## Start Supplied data

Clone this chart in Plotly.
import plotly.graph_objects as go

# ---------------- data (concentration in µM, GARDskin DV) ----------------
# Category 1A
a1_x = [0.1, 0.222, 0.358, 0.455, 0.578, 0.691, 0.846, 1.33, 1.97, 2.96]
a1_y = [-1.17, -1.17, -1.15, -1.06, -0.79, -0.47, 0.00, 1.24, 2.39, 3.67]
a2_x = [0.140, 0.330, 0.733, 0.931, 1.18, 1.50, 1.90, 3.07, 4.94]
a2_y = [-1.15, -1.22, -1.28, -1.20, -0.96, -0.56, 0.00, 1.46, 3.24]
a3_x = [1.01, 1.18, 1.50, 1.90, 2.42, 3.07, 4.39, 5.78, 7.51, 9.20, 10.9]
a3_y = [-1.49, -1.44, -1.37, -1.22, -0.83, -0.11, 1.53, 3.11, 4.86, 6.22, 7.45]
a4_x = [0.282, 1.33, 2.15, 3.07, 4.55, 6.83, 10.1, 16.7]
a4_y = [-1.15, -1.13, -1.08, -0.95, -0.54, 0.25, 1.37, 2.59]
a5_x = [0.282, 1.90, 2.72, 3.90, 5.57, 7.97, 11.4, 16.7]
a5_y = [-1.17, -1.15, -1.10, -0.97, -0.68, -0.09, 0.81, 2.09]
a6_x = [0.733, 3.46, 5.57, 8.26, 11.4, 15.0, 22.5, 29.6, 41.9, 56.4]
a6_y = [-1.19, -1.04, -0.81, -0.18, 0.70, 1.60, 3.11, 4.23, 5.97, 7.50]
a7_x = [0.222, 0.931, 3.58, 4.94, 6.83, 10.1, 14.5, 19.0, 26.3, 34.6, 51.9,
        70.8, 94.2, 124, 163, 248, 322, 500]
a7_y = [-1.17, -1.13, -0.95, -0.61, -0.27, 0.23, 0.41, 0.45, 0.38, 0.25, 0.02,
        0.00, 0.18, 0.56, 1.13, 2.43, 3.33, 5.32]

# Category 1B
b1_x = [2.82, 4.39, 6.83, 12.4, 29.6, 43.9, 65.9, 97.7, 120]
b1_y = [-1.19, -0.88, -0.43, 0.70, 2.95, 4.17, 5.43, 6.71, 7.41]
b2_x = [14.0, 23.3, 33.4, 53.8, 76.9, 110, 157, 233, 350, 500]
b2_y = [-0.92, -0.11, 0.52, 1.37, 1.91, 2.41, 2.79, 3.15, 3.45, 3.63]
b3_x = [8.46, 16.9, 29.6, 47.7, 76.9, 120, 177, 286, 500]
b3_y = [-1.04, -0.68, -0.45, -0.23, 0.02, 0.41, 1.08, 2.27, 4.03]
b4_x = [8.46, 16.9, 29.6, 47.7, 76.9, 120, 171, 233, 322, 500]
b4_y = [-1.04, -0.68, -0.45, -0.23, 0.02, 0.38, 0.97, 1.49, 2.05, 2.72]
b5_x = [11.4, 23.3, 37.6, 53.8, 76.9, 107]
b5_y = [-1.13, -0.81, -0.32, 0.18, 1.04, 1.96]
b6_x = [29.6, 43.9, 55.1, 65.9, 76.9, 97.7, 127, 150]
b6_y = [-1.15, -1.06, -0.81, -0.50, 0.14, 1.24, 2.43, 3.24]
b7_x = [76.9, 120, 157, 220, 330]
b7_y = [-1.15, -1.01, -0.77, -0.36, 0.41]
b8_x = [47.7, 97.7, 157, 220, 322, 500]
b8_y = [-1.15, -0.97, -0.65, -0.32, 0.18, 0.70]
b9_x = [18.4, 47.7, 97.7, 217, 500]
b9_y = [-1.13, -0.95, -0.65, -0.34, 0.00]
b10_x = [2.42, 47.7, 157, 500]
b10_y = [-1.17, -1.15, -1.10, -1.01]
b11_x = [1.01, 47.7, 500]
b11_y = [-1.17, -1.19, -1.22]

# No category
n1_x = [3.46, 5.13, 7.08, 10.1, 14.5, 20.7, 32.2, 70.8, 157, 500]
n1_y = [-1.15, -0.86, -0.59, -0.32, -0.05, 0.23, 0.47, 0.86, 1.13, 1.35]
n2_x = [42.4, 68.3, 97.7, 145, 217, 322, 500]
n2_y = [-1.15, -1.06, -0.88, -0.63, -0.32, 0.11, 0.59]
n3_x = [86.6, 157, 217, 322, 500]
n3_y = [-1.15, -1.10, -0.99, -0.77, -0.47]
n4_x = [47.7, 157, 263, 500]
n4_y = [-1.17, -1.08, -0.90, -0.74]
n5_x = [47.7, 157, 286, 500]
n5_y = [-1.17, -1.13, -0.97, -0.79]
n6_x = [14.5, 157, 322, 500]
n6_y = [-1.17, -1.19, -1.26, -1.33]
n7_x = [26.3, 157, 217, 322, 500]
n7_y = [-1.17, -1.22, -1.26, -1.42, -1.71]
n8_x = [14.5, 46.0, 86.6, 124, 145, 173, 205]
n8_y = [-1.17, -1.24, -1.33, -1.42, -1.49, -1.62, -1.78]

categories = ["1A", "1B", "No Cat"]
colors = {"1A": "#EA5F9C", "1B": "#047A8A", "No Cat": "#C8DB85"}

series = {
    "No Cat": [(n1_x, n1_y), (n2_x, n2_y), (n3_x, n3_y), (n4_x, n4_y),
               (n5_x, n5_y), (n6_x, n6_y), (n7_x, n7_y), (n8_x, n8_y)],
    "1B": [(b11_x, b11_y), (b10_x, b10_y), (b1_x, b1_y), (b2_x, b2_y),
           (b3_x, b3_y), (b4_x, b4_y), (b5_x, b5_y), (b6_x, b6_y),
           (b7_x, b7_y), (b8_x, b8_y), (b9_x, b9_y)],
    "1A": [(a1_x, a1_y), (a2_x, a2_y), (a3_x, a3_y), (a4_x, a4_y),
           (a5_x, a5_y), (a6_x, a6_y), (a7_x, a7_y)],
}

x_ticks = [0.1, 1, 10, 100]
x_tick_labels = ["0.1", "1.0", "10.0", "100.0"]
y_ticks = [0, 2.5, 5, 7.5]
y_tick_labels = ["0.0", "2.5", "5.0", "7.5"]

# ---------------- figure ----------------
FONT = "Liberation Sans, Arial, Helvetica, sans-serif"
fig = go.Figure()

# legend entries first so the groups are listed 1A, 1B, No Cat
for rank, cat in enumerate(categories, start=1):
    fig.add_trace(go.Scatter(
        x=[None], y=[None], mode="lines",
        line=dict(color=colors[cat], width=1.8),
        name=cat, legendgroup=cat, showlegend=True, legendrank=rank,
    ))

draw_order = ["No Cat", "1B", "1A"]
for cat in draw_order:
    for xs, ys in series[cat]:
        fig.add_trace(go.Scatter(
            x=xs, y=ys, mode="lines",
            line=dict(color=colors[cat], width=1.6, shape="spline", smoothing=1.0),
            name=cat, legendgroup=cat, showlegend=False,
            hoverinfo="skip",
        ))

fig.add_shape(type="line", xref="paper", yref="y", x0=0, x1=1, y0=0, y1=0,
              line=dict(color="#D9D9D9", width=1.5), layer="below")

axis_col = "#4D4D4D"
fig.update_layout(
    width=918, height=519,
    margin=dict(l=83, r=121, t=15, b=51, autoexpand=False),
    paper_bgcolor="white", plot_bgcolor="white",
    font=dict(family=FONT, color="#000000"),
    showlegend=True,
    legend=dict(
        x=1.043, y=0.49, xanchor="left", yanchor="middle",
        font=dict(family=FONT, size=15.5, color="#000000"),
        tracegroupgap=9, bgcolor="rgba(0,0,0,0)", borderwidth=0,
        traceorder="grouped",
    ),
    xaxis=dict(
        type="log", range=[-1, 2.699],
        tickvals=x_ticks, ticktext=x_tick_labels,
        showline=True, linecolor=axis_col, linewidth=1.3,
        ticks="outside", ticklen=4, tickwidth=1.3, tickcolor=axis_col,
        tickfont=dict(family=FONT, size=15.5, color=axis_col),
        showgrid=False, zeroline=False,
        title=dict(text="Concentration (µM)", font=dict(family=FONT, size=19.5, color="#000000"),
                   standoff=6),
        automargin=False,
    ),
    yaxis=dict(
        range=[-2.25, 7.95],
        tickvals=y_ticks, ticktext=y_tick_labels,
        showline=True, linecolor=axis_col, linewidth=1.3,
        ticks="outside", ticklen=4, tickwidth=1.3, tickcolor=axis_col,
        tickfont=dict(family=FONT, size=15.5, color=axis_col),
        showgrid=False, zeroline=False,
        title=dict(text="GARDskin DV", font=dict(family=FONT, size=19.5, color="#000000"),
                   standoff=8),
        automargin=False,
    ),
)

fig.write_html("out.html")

## End Supplied data

> [Task brief] Extract the first line above and each line after it up to and including the one with "0.00, 0.18, 0.56, 1.13, 2.43, 3.33, 5.32]", please, exactly and with nothing else.

> [Reply to the task]
Clone this chart in Plotly.
import plotly.graph_objects as go

# ---------------- data (concentration in µM, GARDskin DV) ----------------
# Category 1A
a1_x = [0.1, 0.222, 0.358, 0.455, 0.578, 0.691, 0.846, 1.33, 1.97, 2.96]
a1_y = [-1.17, -1.17, -1.15, -1.06, -0.79, -0.47, 0.00, 1.24, 2.39, 3.67]
a2_x = [0.140, 0.330, 0.733, 0.931, 1.18, 1.50, 1.90, 3.07, 4.94]
a2_y = [-1.15, -1.22, -1.28, -1.20, -0.96, -0.56, 0.00, 1.46, 3.24]
a3_x = [1.01, 1.18, 1.50, 1.90, 2.42, 3.07, 4.39, 5.78, 7.51, 9.20, 10.9]
a3_y = [-1.49, -1.44, -1.37, -1.22, -0.83, -0.11, 1.53, 3.11, 4.86, 6.22, 7.45]
a4_x = [0.282, 1.33, 2.15, 3.07, 4.55, 6.83, 10.1, 16.7]
a4_y = [-1.15, -1.13, -1.08, -0.95, -0.54, 0.25, 1.37, 2.59]
a5_x = [0.282, 1.90, 2.72, 3.90, 5.57, 7.97, 11.4, 16.7]
a5_y = [-1.17, -1.15, -1.10, -0.97, -0.68, -0.09, 0.81, 2.09]
a6_x = [0.733, 3.46, 5.57, 8.26, 11.4, 15.0, 22.5, 29.6, 41.9, 56.4]
a6_y = [-1.19, -1.04, -0.81, -0.18, 0.70, 1.60, 3.11, 4.23, 5.97, 7.50]
a7_x = [0.222, 0.931, 3.58, 4.94, 6.83, 10.1, 14.5, 19.0, 26.3, 34.6, 51.9,
        70.8, 94.2, 124, 163, 248, 322, 500]
a7_y = [-1.17, -1.13, -0.95, -0.61, -0.27, 0.23, 0.41, 0.45, 0.38, 0.25, 0.02,
        0.00, 0.18, 0.56, 1.13, 2.43, 3.33, 5.32]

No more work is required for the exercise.